[Stored data entries]
——

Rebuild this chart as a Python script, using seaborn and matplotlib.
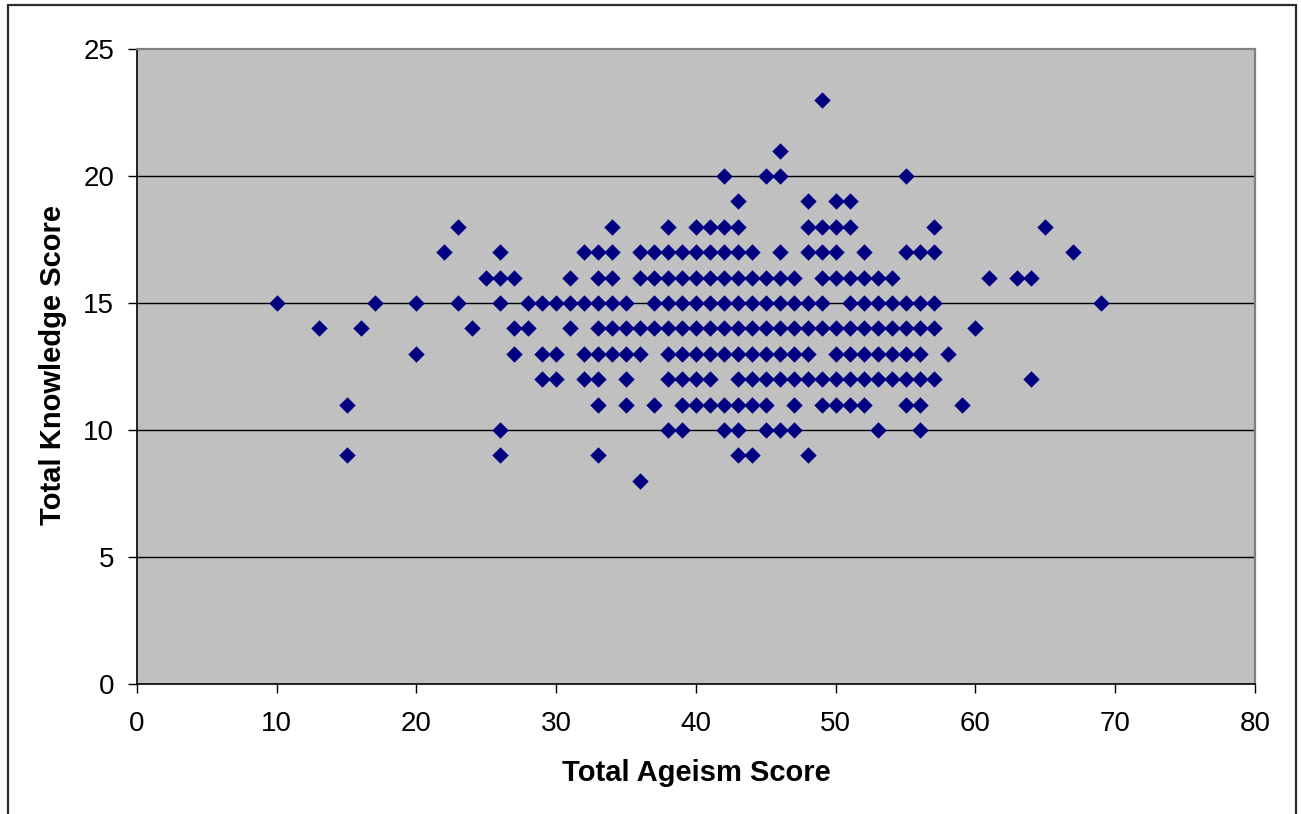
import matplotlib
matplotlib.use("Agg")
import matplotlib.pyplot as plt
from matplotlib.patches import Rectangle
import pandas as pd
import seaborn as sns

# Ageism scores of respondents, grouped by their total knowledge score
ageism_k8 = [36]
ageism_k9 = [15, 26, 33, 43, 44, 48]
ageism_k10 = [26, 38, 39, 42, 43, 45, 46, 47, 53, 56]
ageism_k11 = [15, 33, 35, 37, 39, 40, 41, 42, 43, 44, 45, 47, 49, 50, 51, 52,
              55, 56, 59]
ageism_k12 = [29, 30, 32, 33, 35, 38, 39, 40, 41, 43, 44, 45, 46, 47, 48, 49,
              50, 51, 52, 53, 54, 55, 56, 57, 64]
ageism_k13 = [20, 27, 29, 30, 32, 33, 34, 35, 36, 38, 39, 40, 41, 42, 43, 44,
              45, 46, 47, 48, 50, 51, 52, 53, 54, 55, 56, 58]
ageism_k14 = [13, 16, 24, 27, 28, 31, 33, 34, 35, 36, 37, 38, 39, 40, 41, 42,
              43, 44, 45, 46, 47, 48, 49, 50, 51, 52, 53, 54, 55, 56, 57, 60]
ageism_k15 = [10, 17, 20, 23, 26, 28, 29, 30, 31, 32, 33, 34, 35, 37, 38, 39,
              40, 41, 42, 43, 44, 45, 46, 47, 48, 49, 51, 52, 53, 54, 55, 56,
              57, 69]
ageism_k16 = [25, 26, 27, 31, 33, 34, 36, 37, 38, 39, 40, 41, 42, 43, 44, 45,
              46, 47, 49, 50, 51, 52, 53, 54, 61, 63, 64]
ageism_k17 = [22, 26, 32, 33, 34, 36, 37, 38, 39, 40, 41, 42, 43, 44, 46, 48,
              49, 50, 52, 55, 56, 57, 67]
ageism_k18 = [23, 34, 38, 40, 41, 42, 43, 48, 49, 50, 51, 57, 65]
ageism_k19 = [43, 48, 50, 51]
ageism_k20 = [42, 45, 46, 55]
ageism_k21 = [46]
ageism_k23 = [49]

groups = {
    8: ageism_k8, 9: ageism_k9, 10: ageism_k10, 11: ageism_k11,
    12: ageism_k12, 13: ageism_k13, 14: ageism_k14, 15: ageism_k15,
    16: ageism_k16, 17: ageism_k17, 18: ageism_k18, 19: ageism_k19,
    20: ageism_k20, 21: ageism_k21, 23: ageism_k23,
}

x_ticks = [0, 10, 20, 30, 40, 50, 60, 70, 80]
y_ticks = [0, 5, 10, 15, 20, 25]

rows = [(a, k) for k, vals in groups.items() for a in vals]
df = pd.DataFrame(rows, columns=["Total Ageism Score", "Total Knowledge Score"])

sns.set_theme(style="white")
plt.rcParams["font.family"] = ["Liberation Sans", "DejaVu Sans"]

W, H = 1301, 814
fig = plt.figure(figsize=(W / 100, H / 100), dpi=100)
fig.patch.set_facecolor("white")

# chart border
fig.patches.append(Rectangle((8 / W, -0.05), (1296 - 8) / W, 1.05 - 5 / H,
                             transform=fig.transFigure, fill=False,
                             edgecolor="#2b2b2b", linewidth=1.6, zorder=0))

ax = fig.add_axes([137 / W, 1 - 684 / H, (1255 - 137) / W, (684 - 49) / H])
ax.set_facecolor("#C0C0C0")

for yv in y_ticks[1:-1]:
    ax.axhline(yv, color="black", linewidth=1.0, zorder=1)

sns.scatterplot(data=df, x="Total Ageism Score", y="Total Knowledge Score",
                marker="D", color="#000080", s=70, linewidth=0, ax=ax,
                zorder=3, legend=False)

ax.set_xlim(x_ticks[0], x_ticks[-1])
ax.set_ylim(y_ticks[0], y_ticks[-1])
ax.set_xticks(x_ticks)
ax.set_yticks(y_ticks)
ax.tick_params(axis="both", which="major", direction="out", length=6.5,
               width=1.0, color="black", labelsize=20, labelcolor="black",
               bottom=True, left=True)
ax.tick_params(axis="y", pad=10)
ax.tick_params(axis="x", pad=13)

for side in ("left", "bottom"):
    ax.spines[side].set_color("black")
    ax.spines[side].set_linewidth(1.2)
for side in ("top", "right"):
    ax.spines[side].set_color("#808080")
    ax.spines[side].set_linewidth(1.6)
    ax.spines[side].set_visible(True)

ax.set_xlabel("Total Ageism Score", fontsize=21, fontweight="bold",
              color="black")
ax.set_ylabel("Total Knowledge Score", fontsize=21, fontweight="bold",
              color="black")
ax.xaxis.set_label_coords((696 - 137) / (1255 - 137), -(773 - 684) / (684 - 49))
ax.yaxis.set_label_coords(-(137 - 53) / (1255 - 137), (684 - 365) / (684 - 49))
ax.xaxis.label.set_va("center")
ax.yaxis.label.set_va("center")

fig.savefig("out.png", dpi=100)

——

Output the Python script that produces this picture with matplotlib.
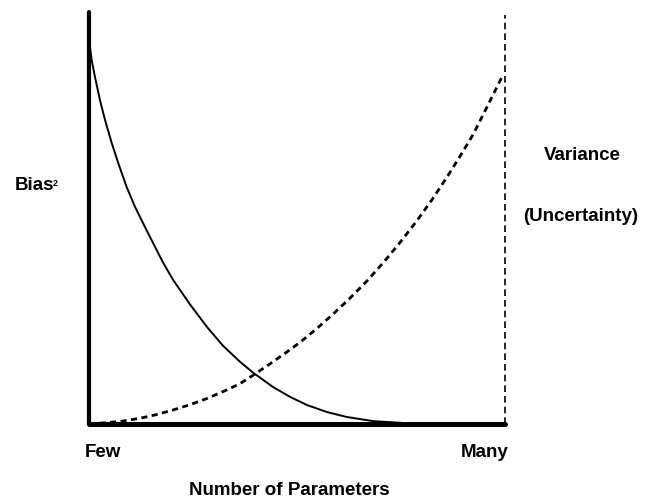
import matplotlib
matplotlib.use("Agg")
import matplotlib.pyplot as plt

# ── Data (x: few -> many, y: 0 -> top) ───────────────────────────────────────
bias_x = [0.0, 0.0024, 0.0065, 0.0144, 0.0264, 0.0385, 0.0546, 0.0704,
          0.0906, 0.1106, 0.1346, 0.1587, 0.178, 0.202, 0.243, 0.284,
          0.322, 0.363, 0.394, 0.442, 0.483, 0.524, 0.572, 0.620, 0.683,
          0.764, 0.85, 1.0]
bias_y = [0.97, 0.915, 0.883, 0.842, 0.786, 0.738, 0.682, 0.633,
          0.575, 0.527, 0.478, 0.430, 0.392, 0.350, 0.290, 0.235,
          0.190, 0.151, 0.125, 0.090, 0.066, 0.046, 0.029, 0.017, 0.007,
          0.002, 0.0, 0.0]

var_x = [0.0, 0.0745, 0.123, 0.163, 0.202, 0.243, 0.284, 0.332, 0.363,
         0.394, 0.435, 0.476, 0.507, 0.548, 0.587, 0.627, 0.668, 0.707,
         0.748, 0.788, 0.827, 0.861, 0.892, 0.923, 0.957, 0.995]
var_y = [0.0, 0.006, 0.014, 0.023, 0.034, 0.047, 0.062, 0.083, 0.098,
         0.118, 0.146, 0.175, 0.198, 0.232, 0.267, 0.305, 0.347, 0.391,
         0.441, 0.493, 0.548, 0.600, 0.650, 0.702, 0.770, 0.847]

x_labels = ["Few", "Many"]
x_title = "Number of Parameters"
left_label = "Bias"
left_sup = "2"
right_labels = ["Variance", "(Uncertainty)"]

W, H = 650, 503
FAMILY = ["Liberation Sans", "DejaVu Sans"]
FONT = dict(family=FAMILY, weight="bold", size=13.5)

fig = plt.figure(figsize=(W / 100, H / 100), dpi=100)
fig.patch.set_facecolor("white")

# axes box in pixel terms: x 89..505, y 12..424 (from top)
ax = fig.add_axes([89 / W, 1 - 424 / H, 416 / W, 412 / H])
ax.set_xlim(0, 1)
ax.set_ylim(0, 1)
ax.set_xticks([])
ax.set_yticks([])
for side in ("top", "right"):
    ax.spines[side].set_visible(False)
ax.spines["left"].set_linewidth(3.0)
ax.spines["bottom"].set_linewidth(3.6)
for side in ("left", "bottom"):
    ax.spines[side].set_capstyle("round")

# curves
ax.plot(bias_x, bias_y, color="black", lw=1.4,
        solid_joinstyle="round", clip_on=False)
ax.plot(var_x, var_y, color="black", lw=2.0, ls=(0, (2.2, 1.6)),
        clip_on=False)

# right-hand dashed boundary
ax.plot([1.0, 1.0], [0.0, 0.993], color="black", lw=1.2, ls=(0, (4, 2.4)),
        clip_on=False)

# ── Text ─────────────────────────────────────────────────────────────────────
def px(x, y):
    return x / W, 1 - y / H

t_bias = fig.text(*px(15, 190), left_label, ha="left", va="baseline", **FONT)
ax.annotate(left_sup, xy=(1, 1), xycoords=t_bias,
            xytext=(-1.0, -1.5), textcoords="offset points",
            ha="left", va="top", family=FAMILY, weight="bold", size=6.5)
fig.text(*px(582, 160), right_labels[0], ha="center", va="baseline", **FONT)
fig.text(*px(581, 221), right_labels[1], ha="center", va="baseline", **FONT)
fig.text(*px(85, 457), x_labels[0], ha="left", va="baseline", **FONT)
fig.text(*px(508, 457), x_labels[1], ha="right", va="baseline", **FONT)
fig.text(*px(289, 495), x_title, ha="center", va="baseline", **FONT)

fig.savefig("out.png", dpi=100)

——

TASK BRIEF → Transcribe, exactly as written, the lines starting at the one with "Rebuild this chart" and ending at the one with "import seaborn as sns", and nothing more. Pictures are not part of the copy.

RESPONSE →
Rebuild this chart as a Python script, using seaborn and matplotlib.
import matplotlib
matplotlib.use("Agg")
import matplotlib.pyplot as plt
from matplotlib.patches import Rectangle
import pandas as pd
import seaborn as sns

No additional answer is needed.